Former Commissioner of Baseball Bartlett Giamatti hinted at this feeling when he described baseball:
“”It’s designed to break your heart. The game begins in the spring, when everything is new again, and it blossoms in the summer, filling the afternoons and evenings, and then as soon as the chill rains comes, it stops, and leaves you to face the fall alone.””
And although UCSD spring sports don’t continue into the summer, they do begin at that magical time when the earth starts to shake off its winter slumber and begins to reawaken.
While I dearly love basketball, football, soccer and the other fall and winter sports, they are at a decided disadvantage in that they are played indoors or in cold weather.
But spring sports are played during that perfect period of time when the young sun has yet to find its summer heat, when the air is crisp and each day is longer than the previous one.
As everybody emerges from their winter den with the sun, half-blinded and stumbling into the light, the magic gets hold of them and deposits them on fields and courts where they find themselves panting and sweating in the throes of competition before they even know it.
It’s special for the athletes and coaches as well.

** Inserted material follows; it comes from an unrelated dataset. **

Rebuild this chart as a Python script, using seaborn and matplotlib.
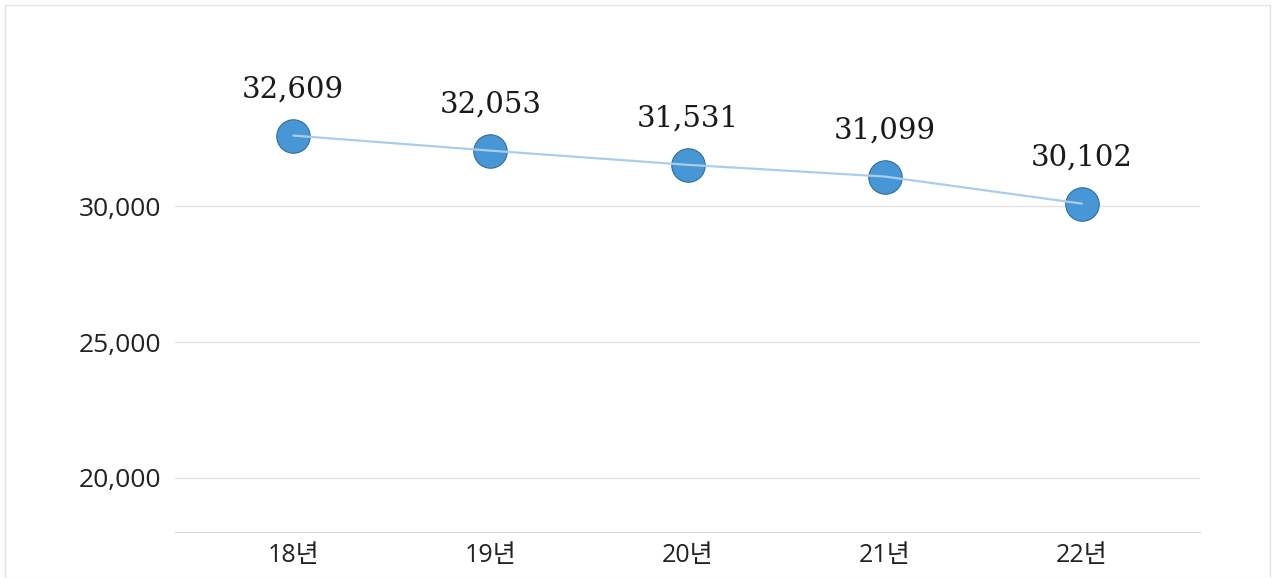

For this is the time when last season is just a memory, and a new year is poised to begin and grow along with the earth’s season, without any hint of victory or disappointment evident for any team yet. This is the time they have been practicing and training forever for — it is the time when they can finally end the inter-squad scrimmages, drills and conditioning to begin some real competition.
This is the time of ultimate democracy because right now, every single team is tied for first and has as good a chance as anybody else. Right now, rookies are setting foolishly high goals and dreaming of what they can accomplish in their first year, while returners are assessing the teams’ strengths and weaknesses without worrying too much about their own.
Right now, all the schemes coaches dreamed up in the off-season are executing flawlessly, and their visions of their team is as well put-together as a jigsaw puzzle.
Right now, fans haven’t had their hopes dashed, and all brim with optimism over the incoming season. For it is the beginning of the season, when everybody flocks to games and cheers themselves hoarse around mouthfuls of hot dogs and beer. It’s new and exciting to see the new players, and immensely comforting to greet familiar returners.
When an athlete or weekend warrior finally picks up that ball for the first time in a real game, it seems sharper, more real than an eternity ago when they last held it at the culmination of a long season. The hand responds to it better, with more sensitivity since the calluses of last season have long faded away.
As the ball sails into the clear blue sky, that tingle, that thrill overcomes you whether you are watching it from the field or the stands. You watch the ball return to its home on the earth, not due to gravity, but because it belongs on the field, just like the players belong on the field, and you belong in the stands, and the sun belongs in the sky, and in that instant that is all you know or care about.